How Much Is My Business Worth? Small Business Valuation Methods for Acquisitions
Understanding the true value of your business is crucial for successful acquisitions. Small businesses trade at significantly different multiples than public companies, requiring specialized valuation approaches.
By Felix Mann. Updated 2026-04-05. 7 min read.
Key Facts
This comprehensive guide covers small business valuation methods specifically for acquisitions under $15M. Topics include SDE versus EBITDA calculations, industry multiple adjustments, owner-operated versus managed business valuations, financing-based valuation ceilings, and cash versus terms deal structures. Essential reading for business owners preparing for sale or buyers evaluating acquisition targets.
How do I calculate my business value using industry multiples?
Divide publicly available industry multiples by four to estimate reasonable pricing for small businesses under $10M. Public market multiples reflect larger company valuations and overstate small business worth. Start by finding your industry's NAICS code and corresponding EBITDA multiple from sources like NYU Stern School data. For a business with $1.4M EBITDA in an industry with a 3x public multiple, divide by four to get a 0.75x small business multiple, suggesting a $1.05M valuation rather than $4.2M.
What is Seller's Discretionary Earnings (SDE) and how does it affect valuation?
SDE measures the total financial benefit to a single owner-operator, including salary, benefits, and profit.
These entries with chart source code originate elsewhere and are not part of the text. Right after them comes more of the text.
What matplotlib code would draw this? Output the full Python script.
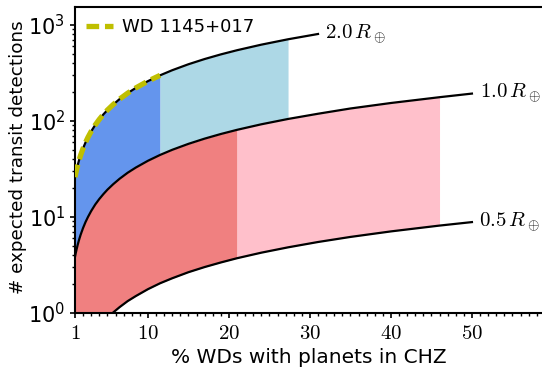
import matplotlib
matplotlib.use("Agg")
import matplotlib.pyplot as plt
from matplotlib.ticker import FixedLocator, MultipleLocator, FuncFormatter
import numpy as np

plt.rcParams['font.family'] = ['DejaVu Sans']
plt.rcParams['mathtext.fontset'] = 'cm'

# common x grid (% WDs with planets in CHZ)
x = [1, 1.1, 1.2, 1.35, 1.5, 1.7, 2, 2.3, 2.6, 3, 3.5, 4, 4.5, 5, 5.7, 6.5, 7.5, 8.5, 10,
     11.5, 13, 15, 17, 19, 21, 24, 27.3, 31, 35, 40, 46, 50]
# expected transit detections for each planet radius
n_2p0 = [26, 28.6, 31.2, 35.1, 39, 44.2, 52, 59.8, 67.6, 78, 91, 104, 117, 130, 148, 169,
         195, 221, 260, 299, 338, 390, 442, 494, 546, 624, 710, 806]
n_1p0 = [3.85, 4.24, 4.62, 5.2, 5.78, 6.55, 7.7, 8.86, 10.0, 11.55, 13.5, 15.4, 17.3, 19.25,
         21.9, 25.0, 28.9, 32.7, 38.5, 44.3, 50.1, 57.8, 65.5, 73.2, 80.9, 92.4, 105, 119,
         135, 154, 177, 193]
n_0p5 = [0.177, 0.195, 0.212, 0.239, 0.266, 0.301, 0.354, 0.407, 0.46, 0.531, 0.62, 0.708,
         0.797, 0.885, 1.01, 1.15, 1.33, 1.5, 1.77, 2.04, 2.3, 2.66, 3.01, 3.36, 3.72, 4.25,
         4.83, 5.49, 6.2, 7.08, 8.14, 8.85]
# WD 1145+017 based estimate
wd_x = [1, 1.1, 1.2, 1.35, 1.5, 1.7, 2, 2.3, 2.6, 3, 3.5, 4, 4.5, 5, 5.7, 6.5, 7.5, 8.5,
        10, 11.5]
wd_n = [26, 28.6, 31.2, 35.1, 39, 44.2, 52, 59.8, 67.6, 78, 91, 104, 117, 130, 148, 169,
        195, 221, 260, 299]

curve_labels = [r'$2.0\,R_\oplus$', r'$1.0\,R_\oplus$', r'$0.5\,R_\oplus$']
xticks = [1, 10, 20, 30, 40, 50]

# shaded ranges
blue_lo, blue_hi = 1, 11.5
lblue_lo, lblue_hi = 11.5, 27.3
red_lo, red_hi = 1, 21
pink_lo, pink_hi = 21, 46

xa = np.array(x)
a2 = np.array(n_2p0)
a1 = np.array(n_1p0)
a05 = np.array(n_0p5)
x2 = xa[:len(a2)]

fig = plt.figure(figsize=(5.42, 3.74), dpi=100)
ax = fig.add_axes([75/542, 61/374, 467/542, 306/374])

m = (x2 >= blue_lo) & (x2 <= blue_hi)
ax.fill_between(x2[m], a1[:len(a2)][m], a2[m], color='cornflowerblue', lw=0)
m = (x2 >= lblue_lo) & (x2 <= lblue_hi)
ax.fill_between(x2[m], a1[:len(a2)][m], a2[m], color='lightblue', lw=0)
m = (xa >= red_lo) & (xa <= red_hi)
ax.fill_between(xa[m], a05[m], a1[m], color='lightcoral', lw=0)
m = (xa >= pink_lo) & (xa <= pink_hi)
ax.fill_between(xa[m], a05[m], a1[m], color='pink', lw=0)

ax.plot(x2, a2, color='k', lw=1.6)
ax.plot(xa, a1, color='k', lw=1.6)
ax.plot(xa, a05, color='k', lw=1.6)
ax.plot(wd_x, wd_n, color='y', ls=(0, (2.4, 1.1)), lw=3.8, label='WD 1145+017', zorder=5)

ax.text(x2[-1] + 0.9, a2[-1], curve_labels[0], fontsize=15, va='center', ha='left')
ax.text(xa[-1] + 1.0, a1[-1], curve_labels[1], fontsize=15, va='center', ha='left')
ax.text(xa[-1] + 0.9, a05[-1], curve_labels[2], fontsize=15, va='center', ha='left')

ax.set_yscale('log')
ax.set_xlim(1, 58.65)
ax.set_ylim(1, 1540)
ax.xaxis.set_major_locator(FixedLocator(xticks))
ax.xaxis.set_minor_locator(MultipleLocator(1))
ax.xaxis.set_major_formatter(FuncFormatter(lambda v, p: r'$%d$' % v))
ax.tick_params(labelsize=15, width=1.2)
ax.tick_params(which='minor', width=1.0)
for s in ['left', 'bottom', 'top']:
    ax.spines[s].set_linewidth(1.5)
ax.spines['right'].set_visible(False)

ax.set_xlabel('% WDs with planets in CHZ', fontsize=14.5)
ax.set_ylabel('# expected transit detections', fontsize=13.2)
ax.yaxis.set_label_coords(-0.102, 0.51)
ax.legend(loc='upper left', frameon=False, fontsize=13, handlelength=1.5,
          handletextpad=0.5, borderaxespad=0.3, borderpad=0.3)

fig.savefig('out.png', dpi=100)
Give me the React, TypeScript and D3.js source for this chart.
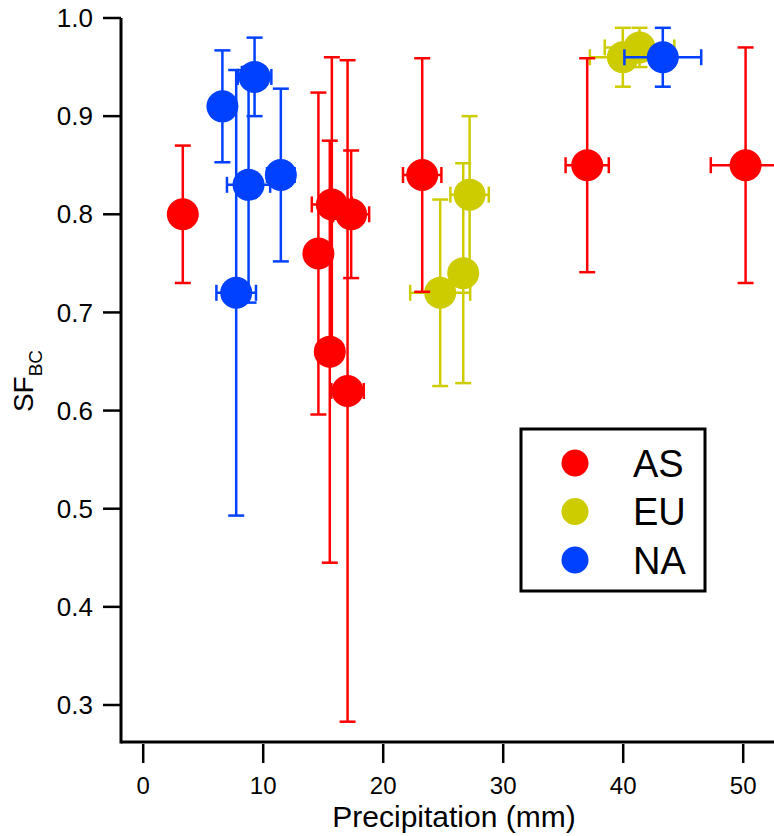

SDE multiples scale with business size: $50K SDE commands 1.0-1.25x multiples, while $100K SDE jumps to 2.0-2.7x multiples. The critical threshold occurs around $100K SDE where multiples double. A $200K SDE business typically values at 2.5-3.0x ($500K-$600K), while $1M SDE reaches 3.25-4.25x ($3.25M-$4.25M). This scaling creates acquisition arbitrage opportunities.
Why do small businesses trade at lower multiples than public companies?
Smaller businesses face a limited buyer pool, creating less competition and lower valuations. Public companies with 19x+ price-to-earnings ratios have millions of potential buyers, while small businesses may have dozens. Sub-$1M EBITDA companies trade at 2.5-5x multiples versus 7.5x+ for larger companies. Owner dependency, operational involvement requirements, and perceived risk further reduce small business multiples. This size discount creates opportunities for acquirers targeting smaller operations.
How do I value an owner-operated versus professionally managed business?
Owner-operated businesses automatically receive 1x SDE as baseline valuation since buyers purchase essentially a job requiring their operational involvement. This multiple can increase to 2x with strong financials. Professionally managed businesses where owners can leave for a month command 3.7x profit multiples. The key differentiator is operational dependency. If the business requires daily owner involvement, expect lower multiples. Professional management systems, documented processes, and operational independence justify higher valuations.